Deficits produced a recession whose negative impact was
felt by many if not all Saudis, despite government efforts to insulate the
population from the economic downturn. The U.S. embassy in Riyadh reported
a significant increase in unemployment, especially among high school and
university graduates. The government urged the private sector to hire more
nationals, but with little effect. The budget for 1990 called for
additional job openings in the already over staffed military and civilian
bureaucracies in order to reduce the level of unemployment.6 This would,
of course, aggravate the budgetary situation, but unemployment is a more
immediate political danger for the regime than deficits.

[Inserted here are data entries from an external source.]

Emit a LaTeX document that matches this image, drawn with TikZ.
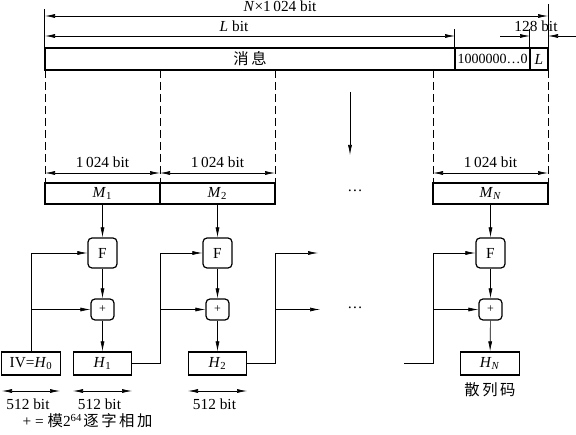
\documentclass[tikz,border=0pt]{standalone}
\usepackage{fontspec}
\setmainfont{Liberation Serif}
\newfontfamily\cjk{Noto Sans CJK SC}
\usetikzlibrary{arrows.meta,positioning}
\newcommand{\ital}[2]{\textit{#1}\textsubscript{#2}}
\newcommand{\labelfont}{\fontsize{11.5}{13}\selectfont}
\tikzset{
  msgbox/.style={draw, line width=0.9pt, inner sep=0pt, minimum height=16.5pt},
  blockbox/.style={draw, line width=0.9pt, inner sep=0pt,
    minimum width=86.25pt, minimum height=15.75pt},
  funcbox/.style={draw, line width=0.9pt, rounded corners=3pt, inner sep=0pt,
    minimum width=21.75pt, minimum height=22.5pt},
  addbox/.style={draw, line width=0.9pt, rounded corners=3pt, inner sep=0pt,
    minimum width=17.25pt, minimum height=15.75pt, font=\small},
  hashbox/.style={draw, line width=0.9pt, inner sep=0pt,
    minimum width=44pt, minimum height=17.25pt},
  arrow/.style={-{Latex[length=7.5pt,width=3pt]}, line width=0.5pt},
  dimarrow/.style={{Latex[length=7.5pt,width=3pt]}-{Latex[length=7.5pt,width=3pt]},
    line width=0.5pt},
  guide/.style={dash pattern=on 6pt off 3pt, line width=0.5pt}
}

\begin{document}
\begin{tikzpicture}[x=0.75pt, y=-0.75pt, font=\labelfont]
  \useasboundingbox (0,0) rectangle (576,435);

  % padded message
  \node[msgbox, minimum width=307.5pt] (msg) at (250,59) {\cjk 消\,息};
  \node[msgbox, minimum width=56.25pt, font=\fontsize{10.5}{12}\selectfont]
    (pad) at (492.5,59) {1000000\ldots0};
  \node[msgbox, minimum width=13.5pt] (len) at (539,59) {\textit{L}};

  % lengths above the message
  \coordinate (nl) at (45,16);
  \coordinate (nr) at (548,16);
  \coordinate (ll) at (45,36);
  \coordinate (lr) at (455,36);
  \coordinate (ka) at (500,36);
  \coordinate (kb) at (530,36);
  \coordinate (kc) at (576,36);
  \coordinate (kd) at (548,36);
  \draw[line width=0.5pt] (msg.north west) -- ++(0,-38);
  \draw[line width=0.5pt] (len.north east) -- ++(0,-43);
  \draw[line width=0.5pt] (pad.north west) -- ++(0,-18);
  \draw[line width=0.5pt] (len.north west) -- ++(0,-18);
  \draw[dimarrow] (nl) -- (nr);
  \draw[dimarrow] (ll) -- (lr);
  \draw[arrow] (ka) -- (kb);
  \draw[arrow] (kc) -- (kd);
  \node (ntext) at (280,6) {\textit{N}×1\,024 bit};
  \node (ltext) at (234,26) {\textit{L} bit};
  \node (ktext) at (536,26) {128 bit};

  % split into blocks
  \foreach \x in {45,160,275,433,548}
    \draw[guide] (\x,70) -- (\x,183);
  \coordinate (da) at (350,92);
  \coordinate (db) at (350,155);
  \draw[arrow] (da) -- (db);

  \node[blockbox] (M1) at (102.5,193.5) {\ital{M}{1}};
  \node[blockbox] (M2) at (217.5,193.5) {\ital{M}{2}};
  \node[blockbox] (MN) at (490.5,193.5) {\ital{M}{\textit{N}}};
  \node (mdots) at (355,191) {\ldots};

  \coordinate (w1a) at (45,173);  \coordinate (w1b) at (160,173);
  \coordinate (w2a) at (160,173); \coordinate (w2b) at (275,173);
  \coordinate (wNa) at (433,173); \coordinate (wNb) at (548,173);
  \draw[dimarrow] (w1a) -- (w1b);
  \draw[dimarrow] (w2a) -- (w2b);
  \draw[dimarrow] (wNa) -- (wNb);
  \node (b1) at (102.5,162) {1\,024 bit};
  \node (b2) at (217.5,162) {1\,024 bit};
  \node (bN) at (490.5,162) {1\,024 bit};

  % compression stages
  \node[funcbox] (F1) at (102.5,253) {F};
  \node[funcbox] (F2) at (217.5,253) {F};
  \node[funcbox] (FN) at (490.5,253) {F};
  \node[addbox] (P1) at (102.5,309.5) {+};
  \node[addbox] (P2) at (217.5,309.5) {+};
  \node[addbox] (PN) at (490.5,309.5) {+};

  \node[hashbox] (H0) at (31,363.5) {IV=\ital{H}{0}};
  \node[hashbox] (H1) at (102.5,363.5) {\ital{H}{1}};
  \node[hashbox] (H2) at (217.5,363.5) {\ital{H}{2}};
  \node[hashbox] (HN) at (490,363.5) {\ital{H}{\textit{N}}};
  \node (pdots) at (355,308) {\ldots};

  \foreach \i in {1,2,N} {
    \draw[arrow] (M\i) -- (F\i);
    \draw[arrow] (F\i) -- (P\i);
    \draw[arrow] (P\i) -- (H\i);
  }

  % chaining
  \draw[arrow] (H0.north) |- (F1.west);
  \draw[arrow] (H0.north |- P1) -- (P1.west);

  \coordinate (j1) at (160,363.5);
  \draw[arrow] (H1.east) -- (j1) |- (F2.west);
  \draw[arrow] (j1 |- P2) -- (P2.west);

  \coordinate (j2) at (275,363.5);
  \coordinate (e1) at (318,253);
  \coordinate (e2) at (320,309.5);
  \draw[arrow] (H2.east) -- (j2) |- (e1);
  \draw[arrow] (j2 |- e2) -- (e2);

  \coordinate (hin) at (404,363.5);
  \coordinate (jN) at (433,363.5);
  \draw[arrow] (hin) -- (jN) |- (FN.west);
  \draw[arrow] (jN |- PN) -- (PN.west);

  \node[below=2pt of HN] (hcode) {\cjk 散\,列\,码};

  % chaining value widths
  \foreach \n/\a/\b in {0/2/60, 1/73/132, 2/188/247} {
    \coordinate (s\n a) at (\a,391);
    \coordinate (s\n b) at (\b,391);
    \draw[dimarrow] (s\n a) -- (s\n b);
    \node (s\n) at ({(\a+\b)/2-3},404) {512 bit};
  }

  \node[anchor=west] (note) at (18,421)
    {+ = \hbox{\cjk 模}2\textsuperscript{64}\kern1pt\hbox{\cjk 逐\,字\,相\,加}};
\end{tikzpicture}
\end{document}
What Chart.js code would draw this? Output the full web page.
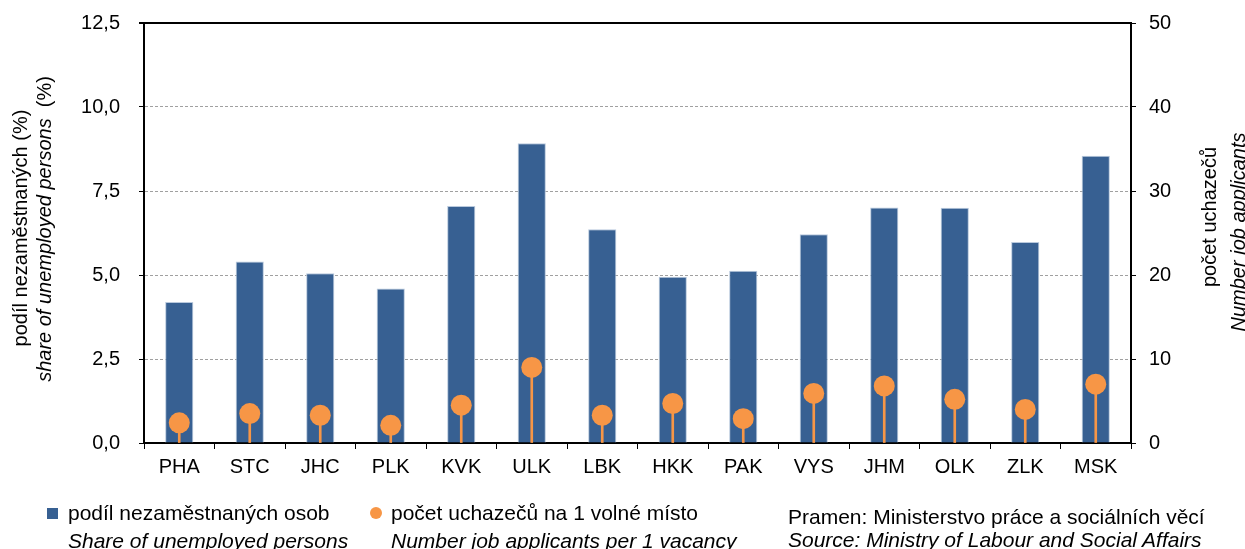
<!DOCTYPE html>
<html>
<head>
<meta charset="utf-8">
<script src="https://cdn.jsdelivr.net/npm/chart.js@4/dist/chart.umd.min.js"></script>
<style>
	body { margin: 0; background: #fff; font-family: "Liberation Sans", Arial, sans-serif; color: #000; }
	#wrap { position: relative; width: 1245px; height: 549px; overflow: hidden; }
	#graf { position: absolute; left: 0; top: 0; }
	.txt { position: absolute; font-size: 21px; line-height: 24px; white-space: nowrap; }
	.rot { position: absolute; width: 440px; height: 24px; line-height: 24px; font-size: 20px; text-align: center; transform: rotate(-90deg); white-space: nowrap; }
	.it { font-style: italic; }
	.ctverec { position: absolute; width: 11px; height: 11px; background: #376092; }
	.kolecko { position: absolute; width: 12px; height: 12px; border-radius: 50%; background: #f79646; }
</style>
</head>
<body>
<div id="wrap">
	<canvas id="graf" width="1245" height="549"></canvas>

	<div class="rot" style="left:-200px; top:216px;">podíl nezaměstnaných (%)</div>
	<div class="rot" style="left:-176px; top:217px;"><span class="it">share of unemployed persons</span>&nbsp; (%)</div>
	<div class="rot" style="left:989px; top:205px;">počet uchazečů</div>
	<div class="rot it" style="left:1018px; top:220px;">Number job applicants</div>

	<div class="ctverec" style="left:47px; top:508px;"></div>
	<div class="txt" style="left:68px; top:501px;">podíl nezaměstnaných osob</div>
	<div class="txt it" style="left:68px; top:529px;">Share of unemployed persons</div>

	<div class="kolecko" style="left:370px; top:507px;"></div>
	<div class="txt" style="left:391px; top:501px;">počet uchazečů na 1 volné místo</div>
	<div class="txt it" style="left:391px; top:529px;">Number job applicants per 1 vacancy</div>

	<div class="txt" style="left:788px; top:505px;">Pramen: Ministerstvo práce a sociálních věcí</div>
	<div class="txt it" style="left:788px; top:528px;">Source: Ministry of Labour and Social Affairs</div>
</div>

<script>
const regiony = ["PHA", "STC", "JHC", "PLK", "KVK", "ULK", "LBK", "HKK", "PAK", "VYS", "JHM", "OLK", "ZLK", "MSK"];
// podíl nezaměstnaných osob (%)
const podilNezam = [4.20, 5.40, 5.05, 4.60, 7.05, 8.92, 6.36, 4.95, 5.13, 6.21, 7.01, 7.00, 5.98, 8.55];
// počet uchazečů na 1 volné místo
const uchazeci = [2.4, 3.5, 3.3, 2.1, 4.5, 9.0, 3.3, 4.7, 2.9, 5.9, 6.8, 5.2, 4.0, 7.0];

const levaOsa = { min: 0, max: 12.5, krok: 2.5 };
const pravaOsa = { min: 0, max: 50, krok: 10 };

const modra = "#376092";
const oranzova = "#f79646";
const pismo = { family: "'Liberation Sans', Arial, sans-serif", size: 20 };

let ctx = document.getElementById("graf");
let graf = new Chart(ctx, {
	type: "bar",
	data: {
		labels: regiony,
		datasets: [
			{
				label: "podíl nezaměstnaných osob",
				data: podilNezam,
				yAxisID: "y",
				backgroundColor: modra,
				borderColor: "#b9c9dd",
				borderWidth: { top: 1, left: 1, right: 1, bottom: 0 },
				borderSkipped: "bottom",
				barPercentage: 0.4,
				categoryPercentage: 1,
				order: 3,
			},
			{
				label: "stonek",
				data: uchazeci,
				yAxisID: "y2",
				backgroundColor: oranzova,
				barThickness: 2,
				grouped: false,
				order: 2,
			},
			{
				type: "line",
				label: "počet uchazečů na 1 volné místo",
				data: uchazeci,
				yAxisID: "y2",
				showLine: false,
				pointRadius: 10.5,
				pointBackgroundColor: oranzova,
				pointBorderWidth: 0,
				order: 1,
			},
		],
	},
	options: {
		responsive: false,
		animation: false,
		layout: { padding: { top: 23, left: 0, right: 0, bottom: 0 } },
		plugins: {
			legend: { display: false },
			tooltip: { enabled: false },
		},
		scales: {
			x: {
				offset: true,
				grid: {
					offset: true,
					drawOnChartArea: false,
					tickLength: 6,
					color: "#000",
					lineWidth: 1,
				},
				border: { color: "#000", width: 2 },
				ticks: { color: "#000", font: pismo, padding: 6 },
				afterFit: (s) => {
					s.height = 106;
					s.paddingLeft = 0;
					s.paddingRight = 0;
				},
			},
			y: {
				position: "left",
				min: levaOsa.min,
				max: levaOsa.max,
				grid: {
					color: (c) => {
						if (!c.tick) return "#000";
						if (c.tick.value === levaOsa.max) return "#000";
						if (c.tick.value === 0) return "rgba(0,0,0,0)";
						return "#a0a0a0";
					},
					lineWidth: (c) => (c.tick && c.tick.value === levaOsa.max ? 2 : 1),
					tickColor: "#000",
					tickLength: 5,
				},
				border: {
					color: "#000",
					width: 2,
					dash: (c) => (c.tick && c.tick.value !== levaOsa.max ? [3, 2] : []),
				},
				ticks: {
					stepSize: levaOsa.krok,
					color: "#000",
					font: pismo,
					padding: 19,
					callback: (v) => v.toFixed(1).replace(".", ","),
				},
				afterFit: (s) => {
					s.width = 144;
					s.paddingTop = 0;
					s.paddingBottom = 0;
				},
			},
			y2: {
				position: "right",
				min: pravaOsa.min,
				max: pravaOsa.max,
				grid: {
					drawOnChartArea: false,
					color: "#000",
					tickColor: "#000",
					tickLength: 5,
				},
				border: { color: "#000", width: 2 },
				ticks: {
					stepSize: pravaOsa.krok,
					color: "#000",
					font: pismo,
					padding: 13,
				},
				afterFit: (s) => {
					s.width = 114;
					s.paddingTop = 0;
					s.paddingBottom = 0;
				},
			},
		},
	},
});
</script>
</body>
</html>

The effect of the recession showed up in other ways as
well. The private sector witnessed a high number of bankruptcies, with
newspapers carrying many advertisements seeking the services of debt
collectors. Real estate prices dropped sharply. There are no figures on
income distribution, but one scholar described the gap as
"phenomenal." The official figures indicate that real private
consumption per capita, a measure of average living standards, quadrupled
between 1972 and 1982-83, and then dropped by one-quarter by the late
1980s. Public sector wages had been frozen since 1983, implying a decline
in purchasing power. There is good reason to believe that the thousands of
princes and other wealthy Saudis did not lower their living standards and
that the income gap widened during the 1980s.